Sweeney:なるほど。非常に説得力がありますね。

Hudziak:私もそう思います。はい、同意します。

Sweeney:セキュリティの分野では「最も弱いリンク」という言葉をよく耳にします。Googleの立場から見て、それはどういう意味だと考えますか?また、Googleが組織のITインフラ内の弱点にどう対応しているとお考えですか?

Hudziak:はい。ほとんどの場合、それは「人」です。セキュリティ侵害の約80%は、悪意ある行為者である場合もありますが、より多いのは無意識のうちに利用されてしまう人、あるいは「自分は企業市民として良いことをしている」と思っている人の個別の行動に起因しています。たとえば「このセキュリティメールに返信しなければ」と思って行動した結果、実は大量の企業データやDLPなどを漏洩させてしまうこともあります。

この「最も弱いリンク」への対応策として、必ずしも人間だけが問題とは限りません。人々が正しい判断をできるように支援する仕組みや、正しい判断が何かを教育することも必要です。

この問題には2つの側面があります。私が講演をする際、よく「この中でセキュリティが仕事の一部だという人は?」と質問します。セキュリティ担当者は必ず手を挙げますが、これはトリッククエスチョンで、実は「全員の仕事」なのです。

データに触れる人、企業システムに触れる人は、全員がセキュリティを意識する必要があります。これが一つの要素です。もう一つは、多層的な技術を導入し、どこかでミスや侵害があってもすぐに検知・対応・修復できる仕組みを整えることです。

Sweeney:本当にそのリンクをクリックしても大丈夫ですか?

Hudziak:はい、そのような仕組みです。または「本当にこのウェブサイトにアクセスしますか?これは悪意のある行為があるとわかっています」や、「Terry、あなたは企業のパスワードを企業所有でないサイトに入力しました。X日以内にパスワードを変更する必要があります」といった警告もあります。なぜなら、パスワードが安全でないサイトで流出し、誰かがそれを使って企業環境にアクセスしようとするのを防ぐためです。

Sweeney:トレーニングに何を追加すれば、方程式を強化し、エンドユーザーや組織に有利に働かせることができますか?

Hudziak:はい。先ほど述べた多くの保護策ですが、Googleでは「多層防御(ディフェンス・イン・デプス)」のアプローチを取っています。ユーザーがキーボードやマウスに触れる瞬間から、利用するアプリケーション、OS、ブラウザ、通信、ネットワーク、バックエンドのインフラまで、すべての段階にセキュリティ機構が組み込まれています。

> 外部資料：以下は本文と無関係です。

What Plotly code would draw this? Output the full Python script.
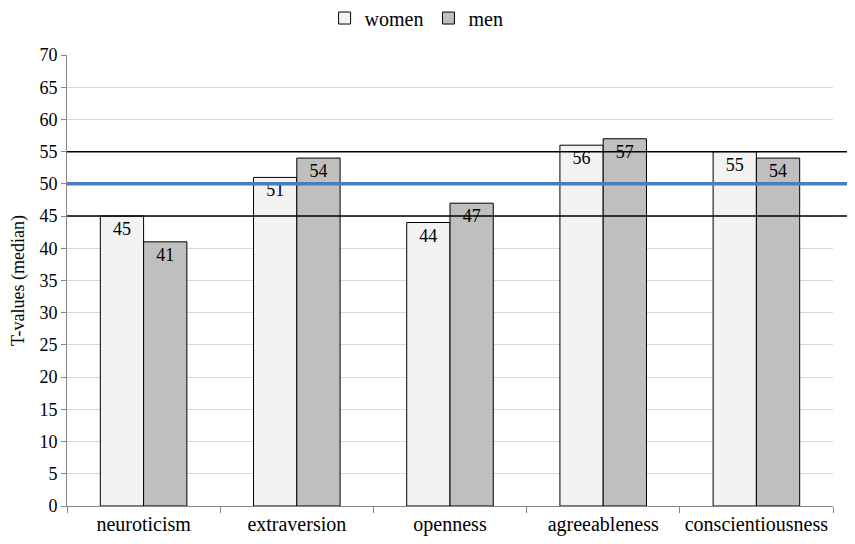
import plotly.graph_objects as go

traits = ['neuroticism', 'extraversion', 'openness', 'agreeableness', 'conscientiousness']
women = [45, 51, 44, 56, 55]
men = [41, 54, 47, 57, 54]
norm_lines = [55, 45]   # black lines, +/- 1 SD
mean_line = 50          # blue line
y_ticks = list(range(0, 75, 5))

serif = '"Times New Roman", "Liberation Serif", "DejaVu Serif", serif'

fig = go.Figure()
fig.add_trace(go.Bar(
    x=traits, y=women, name='women', text=women,
    textposition='inside', insidetextanchor='end', constraintext='none',
    textfont=dict(family=serif, size=18, color='black'),
    marker=dict(color='#f2f2f2', line=dict(color='black', width=1))
))
fig.add_trace(go.Bar(
    x=traits, y=men, name='men', text=men,
    textposition='inside', insidetextanchor='end', constraintext='none',
    textfont=dict(family=serif, size=18, color='black'),
    marker=dict(color='#bfbfbf', line=dict(color='black', width=1))
))

for v in norm_lines:
    fig.add_shape(type='line', xref='paper', yref='y', x0=0, x1=1.022, y0=v, y1=v,
                  line=dict(color='black', width=1.5), layer='above')
fig.add_shape(type='line', xref='paper', yref='y', x0=0, x1=1.022, y0=mean_line, y1=mean_line,
              line=dict(color='#4a7ebb', width=3.5), layer='above')

fig.update_layout(
    width=839, height=528,
    margin=dict(l=59, r=14, t=47, b=30, autoexpand=False),
    plot_bgcolor='white', paper_bgcolor='white',
    font=dict(family=serif, size=18, color='black'),
    barmode='group', bargap=0.435, bargroupgap=0,
    showlegend=True,
    legend=dict(orientation='h', xref='container', yref='container',
                x=0.487, xanchor='center', y=0.981, yanchor='middle',
                font=dict(family=serif, size=20), itemwidth=30, traceorder='normal'),
    xaxis=dict(showline=True, linecolor='#868686', ticks='outside', tickson='boundaries',
               tickcolor='#868686', ticklen=6, showgrid=False, automargin=False,
               tickfont=dict(family=serif, size=20)),
    yaxis=dict(range=[0, 70], tickvals=y_ticks, showline=True, linecolor='#868686',
               ticks='outside', tickcolor='#868686', ticklen=5, automargin=False,
               gridcolor='#d9d9d9', gridwidth=1, zeroline=False,
               tickfont=dict(family=serif, size=18),
               title=dict(text='T-values (median)', font=dict(family=serif, size=18), standoff=16)),
)

fig.write_html('out.html')
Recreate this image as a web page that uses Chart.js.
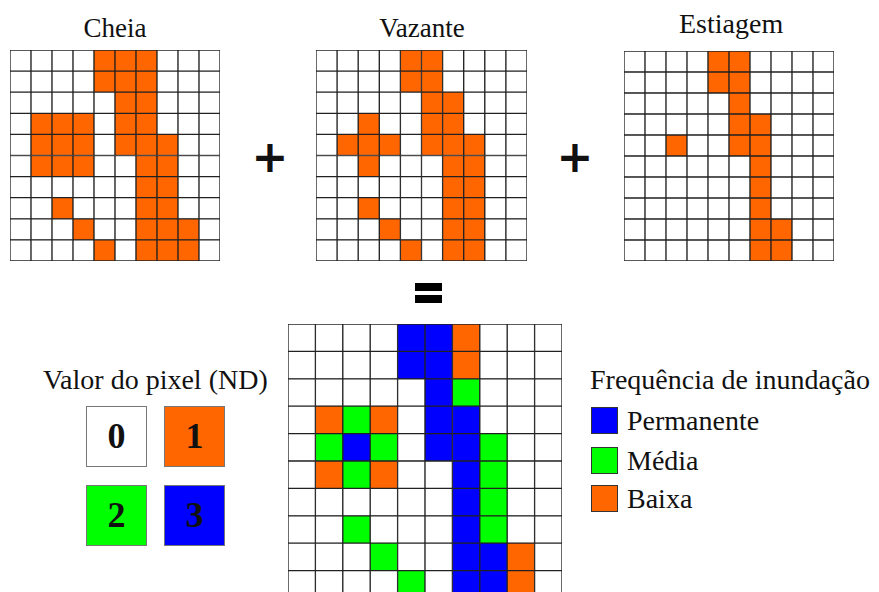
<!DOCTYPE html>
<html>
<head>
<meta charset="utf-8">
<script src="https://cdn.jsdelivr.net/npm/chart.js@4.4.1/dist/chart.umd.min.js"></script>
<style>
  html,body{margin:0;padding:0;background:#fff;overflow:hidden;width:879px;height:592px;}
  #wrap{position:relative;width:879px;height:592px;overflow:hidden;font-family:"Liberation Serif","Times New Roman",serif;color:#111;}
  .abs{position:absolute;}
  .title{font-size:27px;line-height:27px;text-align:center;white-space:nowrap;}
  .op{font-family:"DejaVu Sans",sans-serif;font-weight:bold;font-size:44px;line-height:44px;text-align:center;}
  .nd{width:61px;height:61px;border:1px solid #777;box-sizing:border-box;font-weight:bold;font-size:36px;line-height:59px;text-align:center;}
  .lg{width:27px;height:27px;border:1px solid #333;box-sizing:border-box;}
  .lt{font-size:28px;line-height:28px;white-space:nowrap;}
  canvas{position:absolute;}
</style>
</head>
<body>
<div id="wrap">
  <div class="abs title" style="left:65px;top:15px;width:100px;">Cheia</div>
  <div class="abs title" style="left:372px;top:15px;width:100px;">Vazante</div>
  <div class="abs title" style="left:679px;top:10px;width:100px;font-size:28px;">Estiagem</div>

  <canvas id="gCheia" width="210" height="211" style="left:10px;top:50px;"></canvas>
  <canvas id="gVazante" width="211" height="211" style="left:316px;top:50px;"></canvas>
  <canvas id="gEstiagem" width="210" height="210" style="left:624px;top:51px;"></canvas>
  <canvas id="gFreq" width="274" height="274" style="left:288px;top:324px;"></canvas>

  <div class="abs op" style="left:245px;top:135px;width:50px;">+</div>
  <div class="abs op" style="left:550px;top:135px;width:50px;">+</div>
  <div class="abs" style="left:415px;top:283px;width:27px;height:8px;background:#000;"></div>
  <div class="abs" style="left:415px;top:295px;width:27px;height:8px;background:#000;"></div>

  <div class="abs lt" style="left:43px;top:366px;">Valor do pixel (ND)</div>
  <div class="abs nd" style="left:86px;top:406px;background:#fff;">0</div>
  <div class="abs nd" style="left:164px;top:406px;background:#FF6600;">1</div>
  <div class="abs nd" style="left:86px;top:485px;background:#00FF00;">2</div>
  <div class="abs nd" style="left:164px;top:485px;background:#0000FF;">3</div>

  <div class="abs lt" style="left:590px;top:366px;">Frequência de inundação</div>
  <div class="abs lg" style="left:591px;top:407px;background:#0000FF;"></div>
  <div class="abs lt" style="left:627px;top:407px;">Permanente</div>
  <div class="abs lg" style="left:591px;top:447px;background:#00FF00;"></div>
  <div class="abs lt" style="left:627px;top:447px;">Média</div>
  <div class="abs lg" style="left:591px;top:485px;background:#FF6600;"></div>
  <div class="abs lt" style="left:627px;top:485px;">Baixa</div>
</div>
<script>
// Pixel values (ND) per row, top row first; one digit per column
const columns = ["1","2","3","4","5","6","7","8","9","10"];

const cheia = [
  "0000111000",
  "0000111000",
  "0000011000",
  "0111011000",
  "0111011100",
  "0111001100",
  "0000001100",
  "0010001100",
  "0001001110",
  "0000101110"
];

const vazante = [
  "0000110000",
  "0000110000",
  "0000011000",
  "0010011000",
  "0111011100",
  "0010001100",
  "0000001100",
  "0010001100",
  "0001001100",
  "0000101100"
];

const estiagem = [
  "0000110000",
  "0000110000",
  "0000010000",
  "0000011000",
  "0010011000",
  "0000001000",
  "0000001000",
  "0000001000",
  "0000001100",
  "0000001100"
];

const frequencia = [
  "0000331000",
  "0000331000",
  "0000032000",
  "0121033000",
  "0232033200",
  "0121003200",
  "0000003200",
  "0020003200",
  "0002003310",
  "0000203310"
];

const classColors = ["#FFFFFF", "#FF6600", "#00FF00", "#0000FF"];

function makeGrid(id, rows) {
  const n = rows.length;
  const datasets = [];
  // stacked bars: dataset 0 is the bottom row
  for (let i = n - 1; i >= 0; i--) {
    const vals = rows[i].split("").map(Number);
    datasets.push({
      data: vals.map(() => 1),
      backgroundColor: vals.map(v => classColors[v]),
      borderColor: "#222",
      borderWidth: 1,
      borderSkipped: false,
      barPercentage: 1,
      categoryPercentage: 1
    });
  }
  new Chart(document.getElementById(id), {
    type: "bar",
    data: { labels: columns.slice(0, rows[0].length), datasets },
    options: {
      responsive: false,
      animation: false,
      devicePixelRatio: 1,
      layout: { padding: 0 },
      plugins: { legend: { display: false }, tooltip: { enabled: false } },
      scales: {
        x: { stacked: true, display: false, offset: true },
        y: { stacked: true, display: false, min: 0, max: n }
      }
    }
  });
}

makeGrid("gCheia", cheia);
makeGrid("gVazante", vazante);
makeGrid("gEstiagem", estiagem);
makeGrid("gFreq", frequencia);
</script>
</body>
</html>
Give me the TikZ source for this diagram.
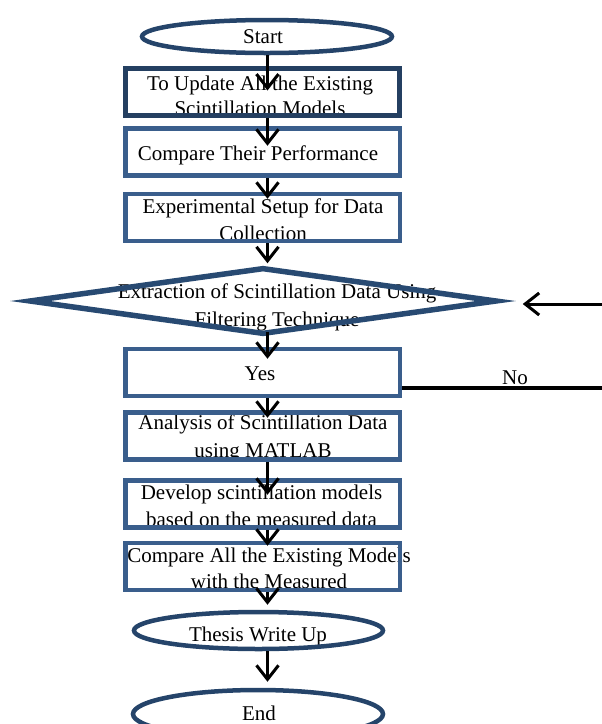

それぞれのポイントで、ユーザーが何をしようとしているかに応じて適切な保護を提供する仕組みがあります。その一つが「ゼロトラスト」という考え方です。つまり、決して信頼せず、常にすべての段階で検証するということです。従来は「城と堀」型のセキュリティアーキテクチャで、企業ネットワーク内に入れば全てに自由にアクセスできるというものでしたが、これは非常に危険です。たとえば、ウイルス定義が古いデバイスでVPN接続してしまうと、何かを持ち込んでしまう可能性があります。

こうしたリスクに対して、技術を活用し、各段階で「このマシンは最新のアップデートがあるか?この設定か?この人は誰か?どの組織か?本当に本人か?何をしようとしているのか?」を確認し、必要に応じて特定のデータへのアクセスのみを許可したり、なぜそのデータを個人メールで送ろうとしているのかをチェックしたりします。

このように、すべてのレイヤーに仕組みを組み込むことで問題解決につなげますが、同時に日々の業務の妨げにならないよう、シームレスに行うことも重視しています。

Sweeney:なるほど。Lorenさん、希望と不安が入り混じった気持ちになりました。良いことですね。私たち双方にとって有益だったと思います。

Hudziak:私もそう思います。油断は禁物です。もし「この技術がすべて解決してくれる」と思い込んでしまったら、すでに…

Sweeney:負けですね。本日はDark Reading News Deskにお越しいただき、ありがとうございました。

Hudziak:どういたしまして。

Sweeney:今回はGoogleのLoren Hudziakさんにお話を伺いました。Dark Reading News DeskのTerry Sweeneyでした。ご視聴いただきありがとうございました。また次回お会いしましょう。